Look through the entries below and report how many lines hold the string "that". Only the number is wanted.

-- Start of GIVEN ENTRIES --

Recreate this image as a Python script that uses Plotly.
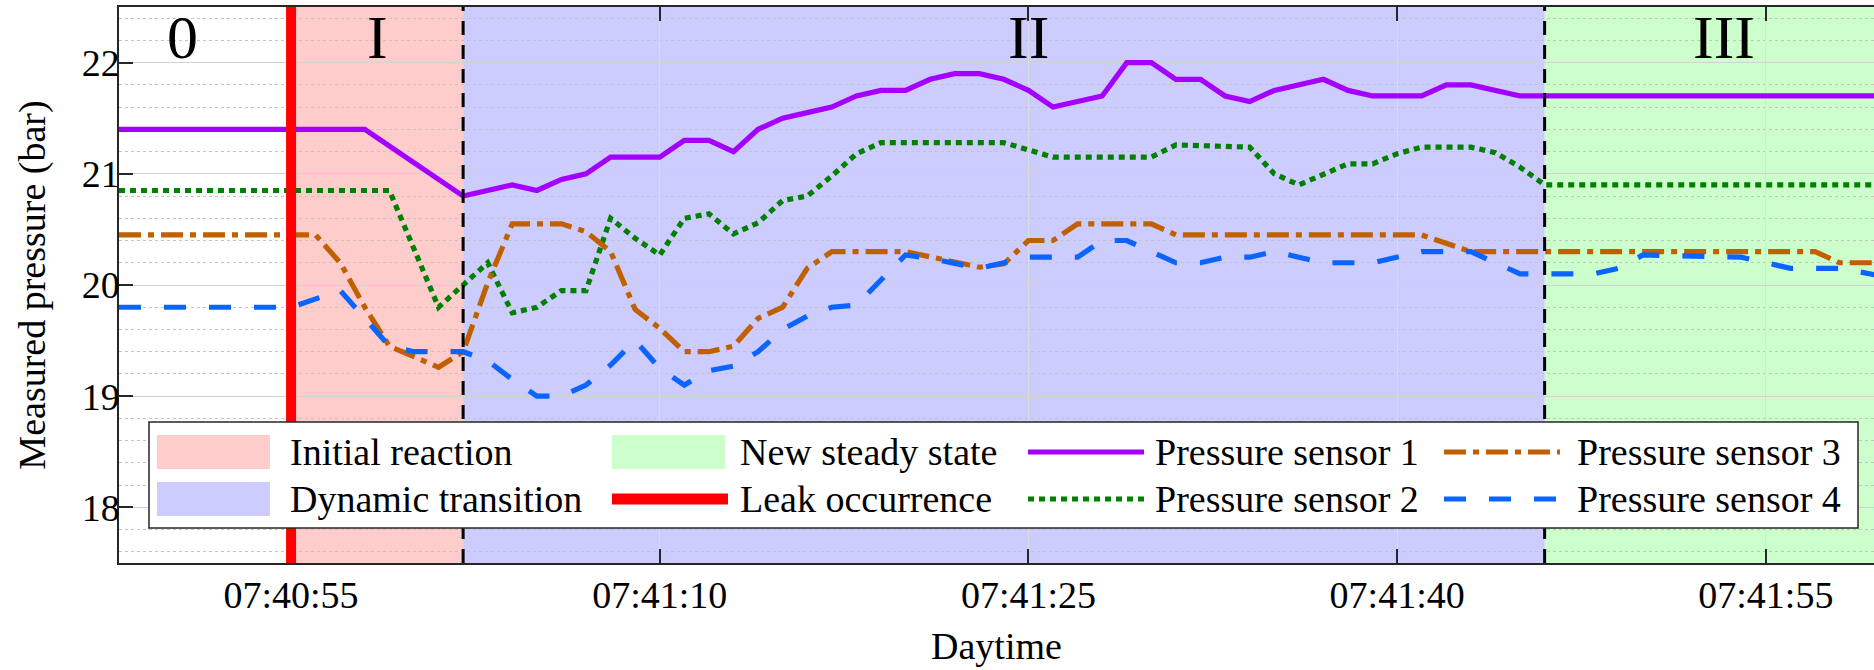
import pandas as pd
import plotly.graph_objects as go

# ---------------- data (seconds relative to 07:40:55) ----------------
T0 = "2024-01-01 07:40:55"

s1_t = [-7, 3, 7, 9, 10, 11, 12, 13, 15, 16, 17, 18, 19, 20, 21, 22, 23, 24, 25, 26,
        27, 28, 29, 30, 31, 33, 34, 35, 36, 37, 38, 39, 40, 42, 43, 44, 46, 47, 48, 50, 65]
s1_v = [21.4, 21.4, 20.8, 20.9, 20.85, 20.95, 21.0, 21.15, 21.15, 21.3, 21.3, 21.2, 21.4, 21.5,
        21.55, 21.6, 21.7, 21.75, 21.75, 21.85, 21.9, 21.9, 21.85, 21.75, 21.6, 21.7, 22.0, 22.0,
        21.85, 21.85, 21.7, 21.65, 21.75, 21.85, 21.75, 21.7, 21.7, 21.8, 21.8, 21.7, 21.7]

s2_t = [-7, 4, 6, 7, 8, 9, 10, 11, 12, 13, 14, 15, 16, 17, 18, 19, 20, 21, 22, 23,
        24, 29, 30, 31, 35, 36, 39, 40, 41, 42, 43, 44, 45, 46, 48, 49, 50, 51, 65]
s2_v = [20.85, 20.85, 19.8, 20.0, 20.2, 19.75, 19.8, 19.95, 19.95, 20.6, 20.42, 20.27, 20.6,
        20.64, 20.46, 20.56, 20.76, 20.8, 20.98, 21.18, 21.28, 21.28, 21.22, 21.15, 21.15, 21.26,
        21.24, 21.0, 20.9, 21.0, 21.09, 21.09, 21.18, 21.24, 21.24, 21.19, 21.06, 20.9, 20.9]

s3_t = [-7, 1, 2, 3, 4, 5, 6, 7, 8, 9, 11, 12, 13, 14, 15, 16, 17, 18, 19, 20,
        21, 22, 25, 28, 29, 30, 31, 32, 35, 36, 46, 48, 62, 63, 65]
s3_v = [20.45, 20.45, 20.2, 19.8, 19.45, 19.36, 19.26, 19.4, 20.02, 20.55, 20.55, 20.48, 20.3,
        19.78, 19.61, 19.4, 19.4, 19.45, 19.7, 19.8, 20.15, 20.3, 20.3, 20.16, 20.19, 20.4, 20.4,
        20.55, 20.55, 20.45, 20.45, 20.3, 20.3, 20.2, 20.2]

s4_t = [-7, 0, 2, 4, 5, 7, 8, 9, 10, 11, 12, 13, 14, 15, 16, 17, 18, 19, 20, 21,
        22, 23, 25, 26, 28, 29, 30, 32, 33, 34, 35, 36, 37, 38, 39, 40, 41, 42, 44, 45,
        46, 48, 49, 50, 53, 54, 55, 59, 60, 61, 63, 65]
s4_v = [19.8, 19.8, 19.95, 19.45, 19.4, 19.4, 19.32, 19.15, 19.0, 19.0, 19.1, 19.28, 19.5, 19.25,
        19.1, 19.23, 19.27, 19.4, 19.6, 19.72, 19.8, 19.82, 20.27, 20.24, 20.15, 20.2, 20.25,
        20.25, 20.4, 20.4, 20.3, 20.2, 20.2, 20.25, 20.25, 20.3, 20.25, 20.2, 20.2, 20.25, 20.3,
        20.3, 20.2, 20.1, 20.1, 20.15, 20.27, 20.25, 20.2, 20.15, 20.15, 20.07]

series_names = ["Pressure sensor 1", "Pressure sensor 2", "Pressure sensor 3", "Pressure sensor 4"]

leak_t = 0                      # leak occurrence
phase_edges = [0, 7, 51, 65]    # I, II, III boundaries
phase_names = ["Initial reaction", "Dynamic transition", "New steady state"]
phase_labels = ["0", "I", "II", "III"]
phase_label_t = [-4.4, 3.5, 30, 58.3]

x_range_t = [-7, 64.4]
y_range = [17.5, 22.5]

# ---------------- styles ----------------
FONT = "Liberation Serif, Times New Roman, serif"
FS = 38
line_colors = ["#A400FF", "#008000", "#C06000", "#0A64FF"]
line_dash = ["solid", "6px,5px", "22px,7px,6px,7px", "22px,23px"]
LW = 5.2
phase_fill = ["rgba(255,0,0,0.2)", "rgba(0,0,255,0.2)", "rgba(0,255,0,0.2)"]

t0 = pd.Timestamp(T0)


def tx(sec):
    return t0 + pd.to_timedelta(sec, unit="s")


fig = go.Figure()
for tt, vv, nm, c, d in zip([s1_t, s2_t, s3_t, s4_t], [s1_v, s2_v, s3_v, s4_v],
                            series_names, line_colors, line_dash):
    fig.add_trace(go.Scatter(x=tx(pd.Index(tt, dtype=float)), y=vv, mode="lines", name=nm,
                             line=dict(color=c, width=LW, dash=d), showlegend=False))

# phase regions
for i in range(3):
    fig.add_shape(type="rect", xref="x", yref="paper", x0=tx(phase_edges[i]), x1=tx(phase_edges[i + 1]),
                  y0=0, y1=1, fillcolor=phase_fill[i], line_width=0, layer="below")
# phase boundary dashed lines
for e in phase_edges[1:3]:
    fig.add_shape(type="line", xref="x", yref="paper", x0=tx(e), x1=tx(e), y0=0, y1=1,
                  line=dict(color="black", width=3, dash="14px,10px"), layer="above")
# leak line
fig.add_shape(type="line", xref="x", yref="paper", x0=tx(leak_t), x1=tx(leak_t), y0=0, y1=1,
              line=dict(color="#FF0000", width=10), layer="above")

# phase labels
for lab, lt in zip(phase_labels, phase_label_t):
    fig.add_annotation(x=tx(lt), y=0.946, xref="x", yref="paper", text=lab, showarrow=False,
                       xanchor="center", yanchor="middle", font=dict(family=FONT, size=62, color="black"))

# ---------------- manual legend (pixel layout -> paper) ----------------
PL, PR, PT, PB = 119, 1874, 7, 563


def px(v):
    return (v - PL) / (PR - PL)


def py(v):
    return (PB - v) / (PB - PT)


fig.add_shape(type="rect", xref="paper", yref="paper", x0=px(149), x1=px(1858), y0=py(528), y1=py(422),
              fillcolor="white", line=dict(color="#262626", width=1.5), layer="above")

col_sym = [157, 612, 1028, 1444]
col_txt = [288, 738, 1153, 1575]
rows = [452, 499]
entries = [
    (phase_names[0], "patch", phase_fill[0], None, 0, 0),
    (phase_names[1], "patch", phase_fill[1], None, 0, 1),
    (phase_names[2], "patch", phase_fill[2], None, 1, 0),
    ("Leak occurrence", "line", "#FF0000", ("solid", 11), 1, 1),
    (series_names[0], "line", line_colors[0], (line_dash[0], LW), 2, 0),
    (series_names[1], "line", line_colors[1], (line_dash[1], LW), 2, 1),
    (series_names[2], "line", line_colors[2], (line_dash[2], LW), 3, 0),
    (series_names[3], "line", line_colors[3], (line_dash[3], LW), 3, 1),
]
for lab, kind, col, ls, ci, ri in entries:
    yc = rows[ri]
    x0 = col_sym[ci]
    if kind == "patch":
        fig.add_shape(type="rect", xref="paper", yref="paper", x0=px(x0), x1=px(x0 + 113),
                      y0=py(yc + 17), y1=py(yc - 17), fillcolor=col, line_width=0, layer="above")
    else:
        fig.add_shape(type="line", xref="paper", yref="paper", x0=px(x0), x1=px(x0 + 116),
                      y0=py(yc), y1=py(yc), line=dict(color=col, width=ls[1], dash=ls[0]), layer="above")
    fig.add_annotation(x=px(col_txt[ci]), y=py(yc), xref="paper", yref="paper", text=lab,
                       showarrow=False, xanchor="left", yanchor="middle",
                       font=dict(family=FONT, size=FS, color="black"))

axis_common = dict(ticks="inside", ticklen=14, tickwidth=1.5, tickcolor="#262626", showline=True,
                   linecolor="#262626", linewidth=1.5, zeroline=False,
                   tickfont=dict(family=FONT, size=FS, color="black"))

fig.update_layout(
    width=1874, height=670, margin=dict(l=PL, r=0, t=PT, b=670 - PB),
    paper_bgcolor="white", plot_bgcolor="white", showlegend=False,
    font=dict(family=FONT, size=FS, color="black"),
    xaxis=dict(type="date", range=[tx(x_range_t[0]), tx(x_range_t[1])], tickformat="%H:%M:%S",
               tick0=t0, dtick=15000, mirror="ticks", showgrid=True, gridcolor="#dcdcdc", gridwidth=1,
               ticklabelstandoff=-2,
               title=dict(text="Daytime", font=dict(family=FONT, size=FS), standoff=17), **axis_common),
    yaxis=dict(range=y_range, dtick=1, tick0=0, mirror=False, showgrid=True, gridcolor="#d2d2d2",
               gridwidth=1, ticklabelstandoff=-10,
               minor=dict(dtick=0.2, showgrid=True, gridcolor="#c4c4c4", griddash="dot", gridwidth=1),
               title=dict(text="Measured pressure (bar)", font=dict(family=FONT, size=FS), standoff=24),
               **axis_common),
)

fig.write_html("out.html")
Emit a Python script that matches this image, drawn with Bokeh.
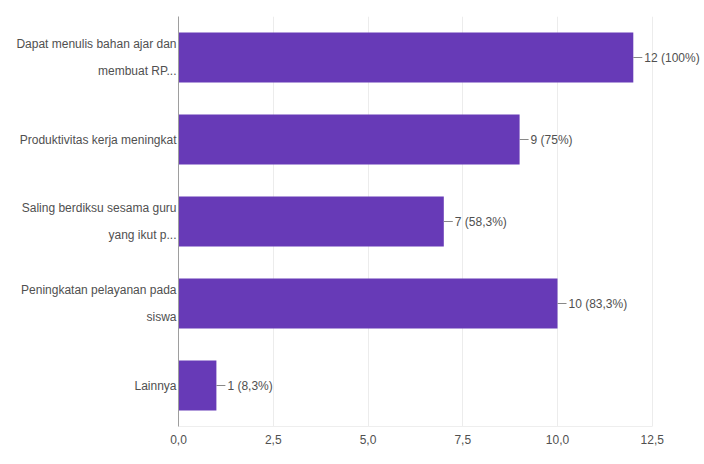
from bokeh.plotting import figure
from bokeh.models import ColumnDataSource, LabelSet, Range1d, FactorRange, FixedTicker
from bokeh.core.properties import value
from bokeh.embed import file_html
from bokeh.resources import INLINE

categories = [
    "Dapat menulis bahan ajar dan\nmembuat RP...",
    "Produktivitas kerja meningkat",
    "Saling berdiksu sesama guru\nyang ikut p...",
    "Peningkatan pelayanan pada\nsiswa",
    "Lainnya",
]
counts = [12, 9, 7, 10, 1]
value_labels = ["12 (100%)", "9 (75%)", "7 (58,3%)", "10 (83,3%)", "1 (8,3%)"]
x_ticks = [0, 2.5, 5, 7.5, 10, 12.5]
x_tick_labels = ["0,0", "2,5", "5,0", "7,5", "10,0", "12,5"]

FONT = "Liberation Sans"
TEXT_COLOR = "#505050"
BAR_COLOR = "#673ab7"
PX_PER_UNIT = 37.9
FRAME_LEFT = 178
FRAME_RIGHT = 700
LEAD = 9 / PX_PER_UNIT

p = figure(
    width=704, height=464,
    y_range=FactorRange(*reversed(categories), range_padding=0),
    x_range=Range1d(0, (FRAME_RIGHT - FRAME_LEFT) / PX_PER_UNIT),
    output_backend="svg", toolbar_location=None,
    min_border_left=FRAME_LEFT, min_border_right=704 - FRAME_RIGHT,
    min_border_top=16, min_border_bottom=38,
)
p.outline_line_color = None
p.background_fill_color = "white"
p.border_fill_color = "white"

src = ColumnDataSource(dict(cat=categories, count=counts, lab=value_labels,
                            end=[c + LEAD for c in counts]))
p.hbar(y="cat", right="count", left=0, height=0.61, source=src,
       fill_color=BAR_COLOR, line_color=None)
p.segment(x0="count", y0="cat", x1="end", y1="cat", source=src,
          line_color="#888888", line_width=1)
p.add_layout(LabelSet(x="count", y="cat", text="lab", source=src,
                      x_offset=11, text_baseline="middle", text_align="left",
                      text_font=value(FONT), text_font_size="12px", text_color=TEXT_COLOR))

# y axis: category labels
p.yaxis.major_label_text_font = FONT
p.yaxis.major_label_text_font_size = "12px"
p.yaxis.major_label_text_color = TEXT_COLOR
p.yaxis.major_label_text_line_height = 1.9
p.yaxis.major_label_text_align = "right"
p.yaxis.major_label_standoff = 2
p.yaxis.major_tick_out = 0
p.yaxis.major_tick_in = 0
p.yaxis.major_tick_line_color = None
p.yaxis.minor_tick_line_color = None
p.yaxis.axis_line_color = "#9e9e9e"
p.ygrid.grid_line_color = None

p.xaxis.ticker = FixedTicker(ticks=x_ticks)
p.xaxis.major_label_overrides = {t: l for t, l in zip(x_ticks, x_tick_labels)}
p.xaxis.bounds = (x_ticks[0], x_ticks[-1])
p.xaxis.axis_line_color = "#eeeeee"
p.xaxis.major_tick_out = 0
p.xaxis.major_tick_in = 0
p.xaxis.major_tick_line_color = None
p.xaxis.minor_tick_line_color = None
p.xaxis.major_label_text_font = FONT
p.xaxis.major_label_text_font_size = "12px"
p.xaxis.major_label_text_color = TEXT_COLOR
p.xaxis.major_label_standoff = 8
p.xgrid.ticker = FixedTicker(ticks=x_ticks)
p.xgrid.bounds = (x_ticks[0], x_ticks[-1])
p.xgrid.grid_line_color = "#ececec"

open("out.html", "w").write(file_html(p, INLINE))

-- End of GIVEN ENTRIES --

## FINAL ANSWER
2